Si Mawazine est souvent vanté comme un moteur culturel et touristique majeur, il révèle aussi un profond déséquilibre. Le festival déroule le tapis rouge aux stars internationales aux cachets exorbitants, tandis que les artistes marocains sont cantonnés à des scènes périphériques, avec des rémunérations bien moindres. Cette fracture culturelle et sociale alimente les appels au boycott et soulève des questions sur la pertinence de tels investissements dans un pays en quête de justice sociale.
Depuis ses débuts, Mawazine affiche une ambition claire : attirer à Rabat les plus grandes vedettes mondiales. Une volonté qui semble indifférente à la crise économique, aux tensions sociales ou à l’incertitude internationale.
Des stars comme Mariah Carey, Shakira, Jennifer Lopez ou, de son vivant, Whitney Houston, auraient perçu entre 5 et 7 millions de dirhams pour une seule prestation. Plus récemment, la chanteuse libanaise Haifa Wahbi aurait touché près de 800 000 dirhams pour un concert de moins d’une heure. Des chiffres impressionnants, accompagnés de nombreuses exigences, qui font débat.
En comparaison, des artistes marocains populaires comme Zina Daoudia ou Tarik Batma se contentent de cachets allant de 40 000 à 70 000 dirhams, soit cent fois moins que leurs homologues étrangers. Aymane Serhani, figure appréciée de la jeunesse marocaine, ne dépasse pas 400 000 dirhams pour ses prestations à Mawazine.
Mais le problème ne se limite pas aux montants. C’est aussi la répartition des scènes qui révèle le déséquilibre. Tandis que les stars internationales investissent la prestigieuse scène OLM Souissi, les artistes marocains se produisent souvent dans des lieux plus modestes à Salé, Nahda ou sur des scènes réduites, rarement retransmises en direct et souvent marginalisées.

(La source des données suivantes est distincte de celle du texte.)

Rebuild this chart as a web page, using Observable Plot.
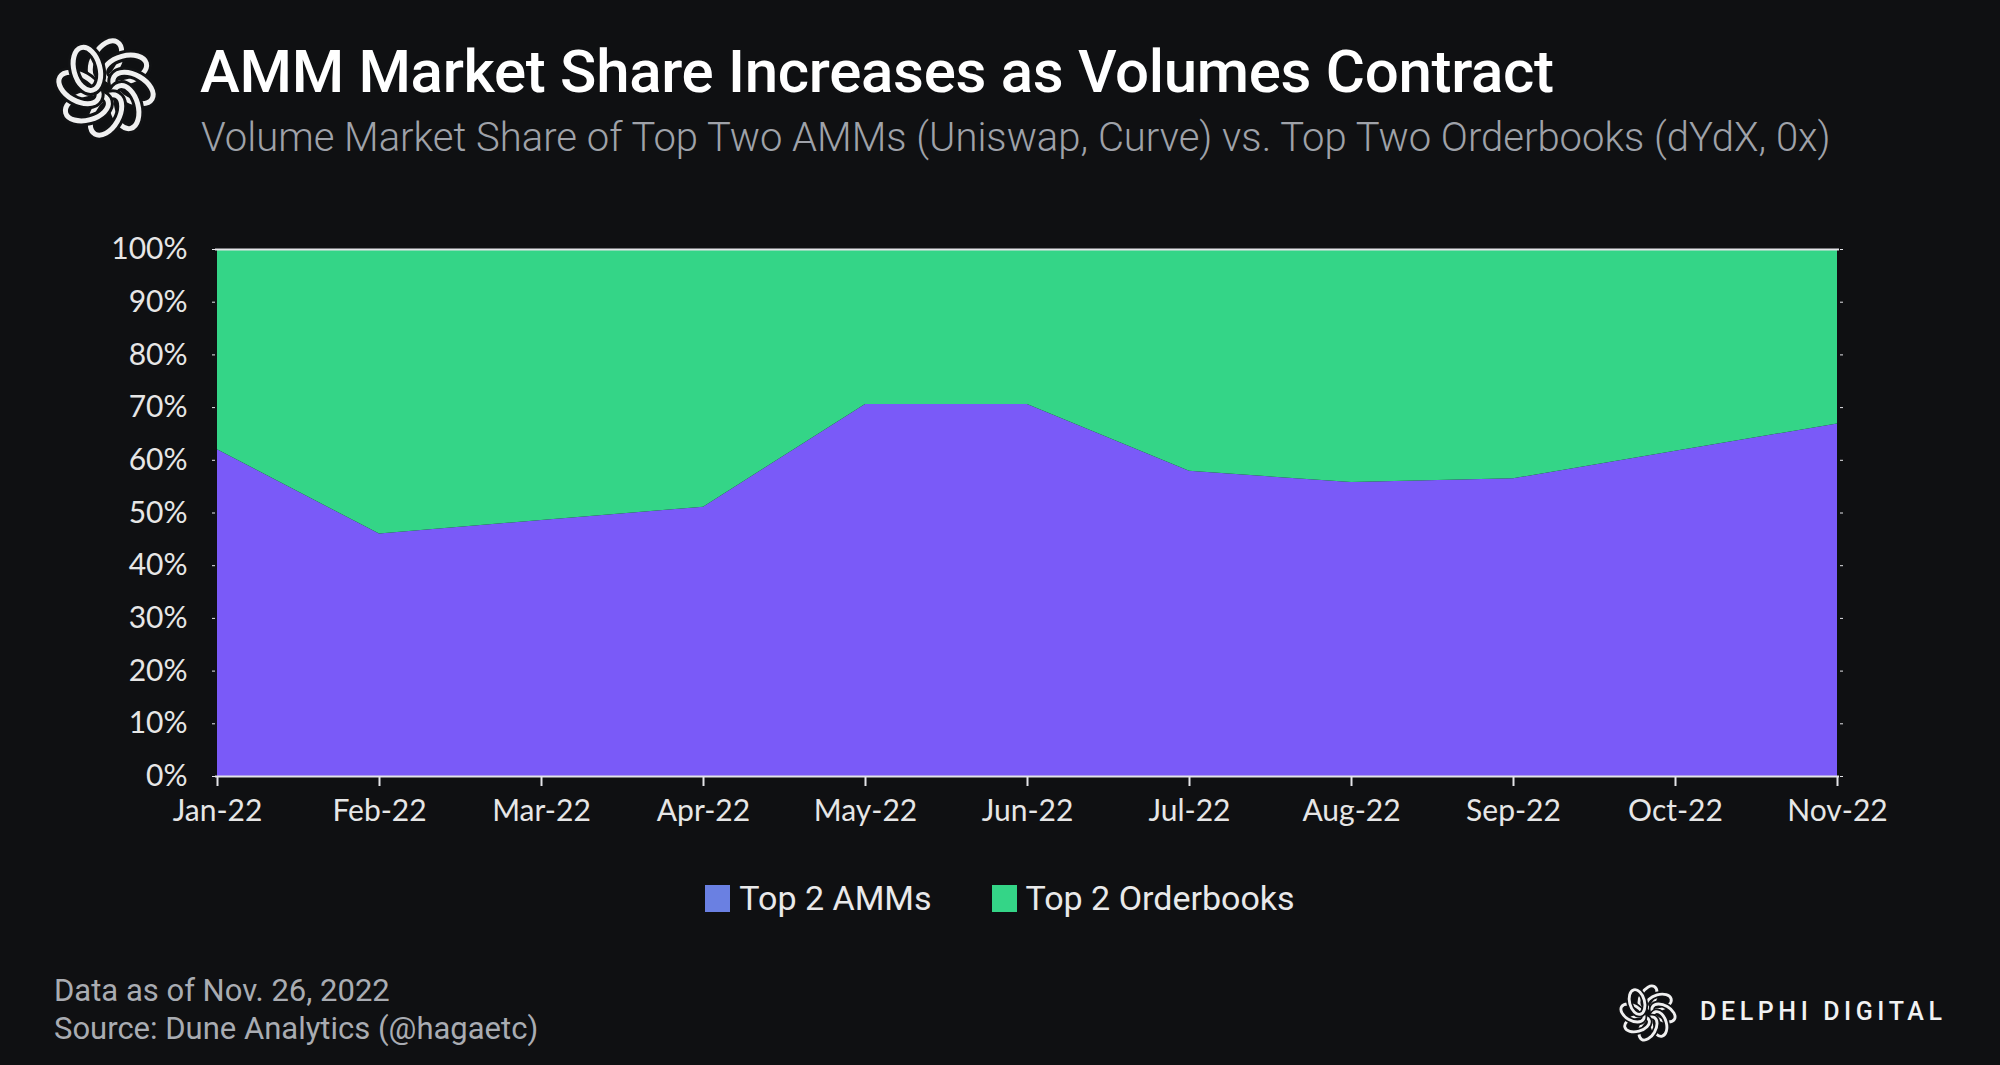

Ce découpage reflète une hiérarchie implicite : la vitrine pour l’international, la périphérie pour le local. Un système qui blesse les artistes nationaux et une audience de plus en plus consciente de cette exclusion dans son propre pays.
Sur les réseaux sociaux, la contestation est régulière. Chaque année, le hashtag #BoycottMawazine ressurgit, porté par des citoyens dénonçant des dépenses « obscènes » dans un pays où la santé, l’éducation et l’emploi des jeunes manquent cruellement de moyens. « Comment justifier de payer des millions à des chanteurs étrangers quand nos écoles rurales manquent de tables, nos hôpitaux de lits et nos jeunes d’avenir ? », peut-on lire sur X.
Même certains artistes marocains s’expriment désormais pour dénoncer ce « système de caste culturel », où le prestige revient aux vedettes étrangères, souvent pour quelques heures, sans investissement réel dans le tissu local.
Les organisateurs avancent néanmoins des chiffres positifs : plus de 3 000 emplois directs, 5 000 indirects, une hausse touristique de 22 % à Rabat, hôtels pleins à 100 %, et un dynamisme économique dans les secteurs du transport et de la restauration.
Mais ces retombées restent limitées à dix jours et à un périmètre géographique restreint. Elles ne bénéficient ni aux régions marginalisées, ni aux artistes marocains sur la durée. Ce modèle événementiel, malgré son éclat, ne crée aucun héritage durable : ni écoles de musique, ni tournées pour les jeunes talents, ni véritable écosystème culturel pérenne.
Mawazine est avant tout une vitrine de l’image que le Maroc souhaite projeter : modernité, ouverture, cosmopolitisme. Mais à quel prix ? En marginalisant ses propres créateurs et en invisibilisant la richesse musicale locale au profit de quelques noms internationaux ?
Il ne s’agit pas de rejeter la dimension internationale ni de tomber dans le repli culturel, mais de réclamer un meilleur équilibre. La culture nationale doit retrouver une place centrale, surtout dans un festival largement financé par des fonds publics, qui doit assumer une responsabilité sociale.
Mawazine continuera sans doute d’attirer les foules. Mais sur le long terme, un festival déconnecté de ses racines culturelles ne peut prétendre à une véritable légitimité. La vraie modernité, c’est d’abord valoriser ses propres voix.